Opinion
No. 72-212.
May 11, 1973. Rehearing Denied June 19, 1973.
Appeal from the Court of Record for Hillsborough County, Harry Lee Coe, III, J.
Henry Gonzalez, Tampa, for appellant.
Robert L. Shevin, Atty. Gen., Tallahassee, and David Luther Woodward, Asst. Atty. Gen., Tampa, for appellee.
Appellant directly appeals his convictions for robbery, assault with intent to commit second degree murder and the offense of displaying or using a firearm while committing a felony. He received three consecutive terms of imprisonment of 20 years, 10 years, and 1 year respectively.
The evidence sufficiently establishes that appellant, and others, intended a "rip off" of the $15,000 purchase money offered by a Florida Bureau of Law Enforcement undercover agent to purchase illegal drugs. That is to say, rather than deliver the drugs the co-conspirators planned merely to rob the agent. This was in fact accomplished and, indeed, violently so by the use of guns. The evidence is more than sufficient to establish this and thus supports the conviction for robbery. No prejudicial error being made to appear otherwise, the judgment and sentence for robbery must be affirmed.
Cf., Harrington v. California (1969), 395 U.S. 250, 89 S.Ct. 1726, 23 L.Ed.2d 284, and Chapman v. State of California (1967), 386 U.S. 18, 87 S.Ct. 824, 17 L.Ed.2d 705.
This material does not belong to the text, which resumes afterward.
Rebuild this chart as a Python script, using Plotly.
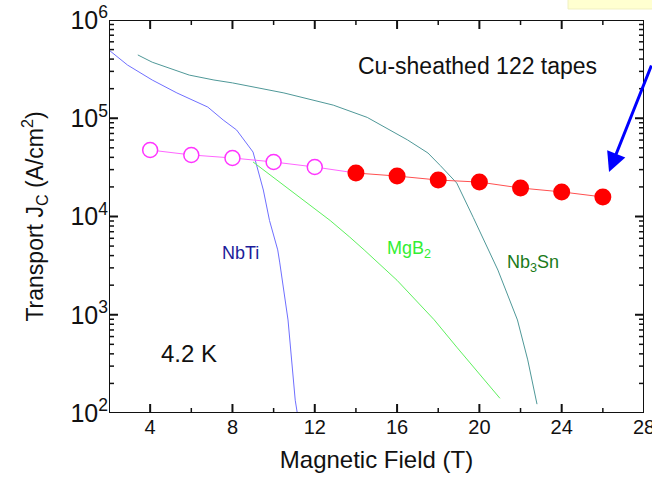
import plotly.graph_objects as go
import math

# ---- data ----
nbti_B = [2.0, 2.9, 4.1, 5.3, 6.8, 7.4, 7.55, 8.2, 9.0, 9.5, 9.8, 10.2, 10.3, 10.7, 10.9, 11.05, 11.15]
nbti_Jc = [494000, 348000, 245000, 181000, 130000, 101000, 96000, 76000, 45300, 18600, 9100, 4570, 3370, 885, 275, 135, 100]

mgb2_B = [9.0, 12.75, 13.7, 14.4, 16.0, 17.8, 18.9, 21.0]
mgb2_Jc = [35900, 9100, 6170, 4570, 2240, 890, 468, 141]

nb3sn_B = [3.4, 4.1, 5.9, 7.1, 8.0, 10.5, 12.9, 14.55, 16.5, 17.5, 18.1, 18.5, 18.9, 19.7, 20.9, 21.85, 22.35, 22.8]
nb3sn_Jc = [441000, 372000, 275000, 245000, 229000, 181000, 136000, 102000, 60300, 44300, 33000, 27000, 21900, 9800, 2850, 885, 347, 123]

open_B = [4, 6, 8, 10, 12]
open_Jc = [47500, 42300, 39400, 35900, 31900]
filled_B = [14, 16, 18, 20, 22, 24, 26]
filled_Jc = [27700, 25800, 23500, 22400, 19500, 17800, 15800]

FONT = "Liberation Sans, Arial, sans-serif"
X_RANGE = [2, 28]
Y_RANGE = [2, 6]           # log10 decades
X_MAJOR = [4, 8, 12, 16, 20, 24]
X_MINOR = [6, 10, 14, 18, 22, 26]
Y_MAJOR = [3, 4, 5]
Y_MINOR = [e + math.log10(m) for e in range(2, 6) for m in range(2, 10)]

PLOT_W, PLOT_H = 535, 393
PX_PER_DEC = PLOT_H / (Y_RANGE[1] - Y_RANGE[0])
PX_PER_T = PLOT_W / (X_RANGE[1] - X_RANGE[0])
FRAME = "#111111"

fig = go.Figure()
fig.add_trace(go.Scatter(x=nbti_B, y=nbti_Jc, mode="lines",
                         line=dict(color="#6f6fff", width=1), showlegend=False))
fig.add_trace(go.Scatter(x=mgb2_B, y=mgb2_Jc, mode="lines",
                         line=dict(color="#5ef05e", width=1), showlegend=False))
fig.add_trace(go.Scatter(x=nb3sn_B, y=nb3sn_Jc, mode="lines",
                         line=dict(color="#4f9898", width=1), showlegend=False))
fig.add_trace(go.Scatter(x=open_B + filled_B[:1], y=open_Jc + filled_Jc[:1], mode="lines",
                         line=dict(color="#ff66ff", width=1), showlegend=False))
fig.add_trace(go.Scatter(x=filled_B, y=filled_Jc, mode="lines+markers",
                         line=dict(color="#ff5050", width=1),
                         marker=dict(color="#ff0000", size=17, line=dict(width=0)),
                         showlegend=False))
fig.add_trace(go.Scatter(x=open_B, y=open_Jc, mode="markers",
                         marker=dict(color="white", size=15, line=dict(color="#ff33ff", width=1.5)),
                         showlegend=False))

# ---- axis frame and inside ticks (drawn as line traces) ----
x0, x1 = X_RANGE
y0, y1 = Y_RANGE
fig.add_trace(go.Scatter(x=[x0, x1, x1, x0, x0], y=[10 ** y0, 10 ** y0, 10 ** y1, 10 ** y1, 10 ** y0],
                         mode="lines", line=dict(color=FRAME, width=2), cliponaxis=False,
                         hoverinfo="skip", showlegend=False))


def tick_trace(xvals, yvals, length_px, width):
    tx, ty = [], []
    dl = length_px / PX_PER_DEC
    for v in xvals:
        tx += [v, v, None, v, v, None]
        ty += [10 ** y0, 10 ** (y0 + dl), None, 10 ** y1, 10 ** (y1 - dl), None]
    dt = length_px / PX_PER_T
    for v in yvals:
        tx += [x0, x0 + dt, None, x1, x1 - dt, None]
        ty += [10 ** v, 10 ** v, None, 10 ** v, 10 ** v, None]
    return go.Scatter(x=tx, y=ty, mode="lines", line=dict(color=FRAME, width=width),
                      cliponaxis=False, hoverinfo="skip", showlegend=False)


fig.add_trace(tick_trace(X_MAJOR, Y_MAJOR, 9, 2))
fig.add_trace(tick_trace(X_MINOR, Y_MINOR, 5, 1.5))

annots = [
    dict(x=19.93, y=5.53, text="Cu-sheathed 122 tapes", font=dict(size=23, color="#111")),
    dict(x=8.37, y=3.63, text="NbTi", font=dict(size=18, color="#1c1c9a")),
    dict(x=16.6, y=3.66, text="MgB<sub>2</sub>", font=dict(size=18, color="#33ee33")),
    dict(x=22.6, y=3.52, text="Nb<sub>3</sub>Sn", font=dict(size=18, color="#1a7a1a")),
    dict(x=5.9, y=2.61, text="4.2 K", font=dict(size=24, color="#111")),
]
for a in annots:
    fig.add_annotation(xref="x", yref="y", showarrow=False, **a)

fig.add_annotation(xref="x", yref="y", x=26.3, y=math.log10(28400), text="",
                   showarrow=True, arrowhead=2, arrowsize=1.3, arrowwidth=3,
                   arrowcolor="#0000ff", ax=46, ay=-108)

fig.add_shape(type="rect", xref="paper", yref="paper", x0=0.858, x1=1.02, y0=1.028, y1=1.06,
              fillcolor="#ffffd0", line=dict(color="#f0f0c0", width=1), layer="below")

fig.update_layout(
    width=652, height=489,
    margin=dict(l=109, r=8, t=20, b=76),
    paper_bgcolor="white", plot_bgcolor="white",
    font=dict(family=FONT, size=20, color="#111"),
    xaxis=dict(range=X_RANGE, tick0=0, dtick=4, ticks="", showline=False,
               showgrid=False, zeroline=False, automargin=False, ticklabeloverflow="allow",
               title=dict(text="Magnetic Field (T)", font=dict(size=24), standoff=14),
               tickfont=dict(size=20)),
    yaxis=dict(type="log", range=Y_RANGE, dtick=1, exponentformat="power",
               ticks="", showline=False,
               showgrid=False, zeroline=False, automargin=False,
               title=dict(text="Transport J<sub>C</sub> (A/cm<sup>2</sup>)", font=dict(size=23), standoff=20),
               tickfont=dict(size=20)),
)

fig.write_html("out.html", config={"displayModeBar": False},
               post_script="document.body.style.margin='0';document.body.style.overflow='hidden';")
Concerning the conviction for assault with intent to commit second degree murder, however, it is apparent that all the evidence concerning such assault related to the elements of fear and force embraced within the aforesaid robbery. The robbery, of course, would in turn have been an essential element of felony murder had a homicide occurred in the perpetration thereof. Therefore, any injection of murder or of assault to commit murder in this case is included within the felony murder concept noted above and thus is within the configuration of the robbery. Stated otherwise, the assault spoken of herein is the assault essential to the robbery herein, and, becoming a part of the "same offense," it merged in the robbery upon a valid finding thereof by the jury. The judgment and sentence entered for assault with intent to commit second degree murder were impermissibly incongruous, therefore, and must be reversed with directions that they be set aside and that defendant be discharged therefrom.
We come now to the third conviction herein, i.e., of displaying or using a firearm while committing a felony. The felony upon which this conviction is predicated is, again, the robbery involved herein. That is to say, the robbery was committed by use of the firearm contemplated by the charge. Accordingly, the use of the firearm becomes a facet or phase of the one transaction, to-wit: the robbery. This being so, and while a conviction might otherwise be proper, only one sentence may be imposed. Accordingly, as to the conviction of felon in possession of a firearm while committing a felony, the cause is remanded with directions that the sentence therefor be vacated and set aside.
See Cone v. State, Supreme Court, opinion filed March 7, 1973, Case No. 42,760; Davis v. State, Second District Court, 277 So.2d 300, (1973); and Easton v. State (Fla.App. 1971), 250 So.2d 294.
Affirmed in part, reversed in part.
LILES, A.C.J., and HOBSON, J., concur.